# Problem deriving displacement from accelerations

I have a problem deriving displacement from an accelerometer; I want a time series of displacement so I used numerical integration twice;

I based my code on the trapezium rule and so did something like this to get velocity and again to get displacement;

while (i

However, I just tested my method and the displacement values are not sensible suggesting very small strides. Obviously there is a problem with my approach and I know that errors can be accumulated this way, any ideas of a way around this?

Using accelerometers as a basis for determining the position of an Earth-based object is a non-trivial exercise. Using a simple numerical quadrature technique such as trapezium almost certainly is not going to cut it. Here are some of the challenges:

• Accelerometers report acceleration in terms of the accelerometer case frame. It is invalid to compare, for example, the reported x-axis acceleration at time t1 to that at time t2 if the accelerometer has rotated between times t1 and t2. To integrate acceleration (twice!) you need to transform those sensed accelerations to some common frame.
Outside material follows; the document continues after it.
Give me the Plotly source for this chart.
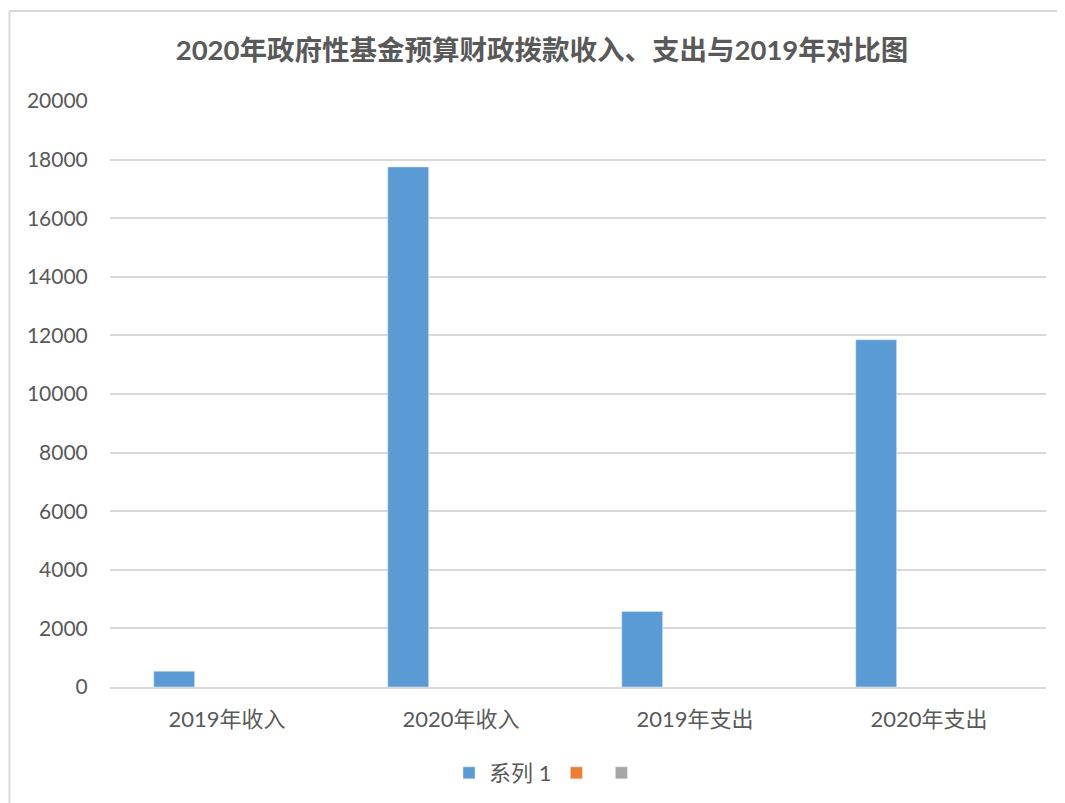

• Accelerometers measure acceleration relative to an instantaneously co-located, co-moving, free-falling frame. In short, accelerometers don't sense gravity; they sense acceleration due to everything but gravity. You somehow need to account for this unsensed gravitational acceleration.

• Accelerometers have both systematic and random errors. You might be able to ignore the systematic errors, but the random errors are a killer. Suppose you do the best possible job of dealing with the time-varying orientation of the accelerometer case frame and do the best possible job of estimating the unsensed gravitational acceleration. Now suppose you put an accelerometer on a table and just let it sit. You know the initial velocity is zero, and you know the accelerometer isn't rotating. Suppose you integrate the gravity-corrected accelerometer output to yield velocity and the integrate again to yield position. If you do this right, the accelerometer output will be white noise with a mean of zero. When you integrate that to yield velocity, you'll get a random walk. The velocity will have an expected mean of zero but the variance will grow with time. When you integrate that again you'll get an integrated random walk. If you do this for any extended period of time, there's a less technical name for the result: "pure garbage".

To address the orientation of the case frame you need to either make sure the accelerometer case frame never rotates (BTW, that's a bit tricky since you're on a rotating Earth), or you somehow need to measure the time-varying rotation of the case frame. A gyro to measure changes in orientation is a common approach, but now you're once again faced with the random walk problem. Rate gyros take a random walk. Some use magnetometers. In space we use star trackers to address the rotational random walk problem.

There are lots of tricks for getting around the un-sensed gravitational acceleration problem. For space vehicles that dock with the International Space Station, it's mandatory that the docking vehicle either have a rather complex model of the Earth's gravity field or that the operators of that vehicle can explain to NASA and its Russian counterpart why they don't need it. A much simpler approach for things on the ground is to have the object stay at rest for a bit of time during startup to enable the software to determine the g vector.

The last problem is the trickiest. The standard approach is to use a Kalman filter, and how to do that is beyond the scope of this question and answer site.

• Hi there David, – branny12000 Aug 6 '14 at 10:40
• Well I have come across several papers which claim to have sucessfully used double integration with a bandpass filter to deal with accumulated errors and offset. I did come across someone on a forum that suggested doing it in the frequency domain! Not really sure how to go about this but thank you for the advice. Am going to try and a few ideas and will get back to you :) – branny12000 Aug 6 '14 at 10:42

I think you have made some mistake in taking the initial condition. $$v(t)=u(0)+\int_{0}^{t}a(t)dt$$ and $$s(t)=s(0)+\int_{0}^{t}v(t)dt$$. I think you have not used $u(0)$ and $s(0)$ properly.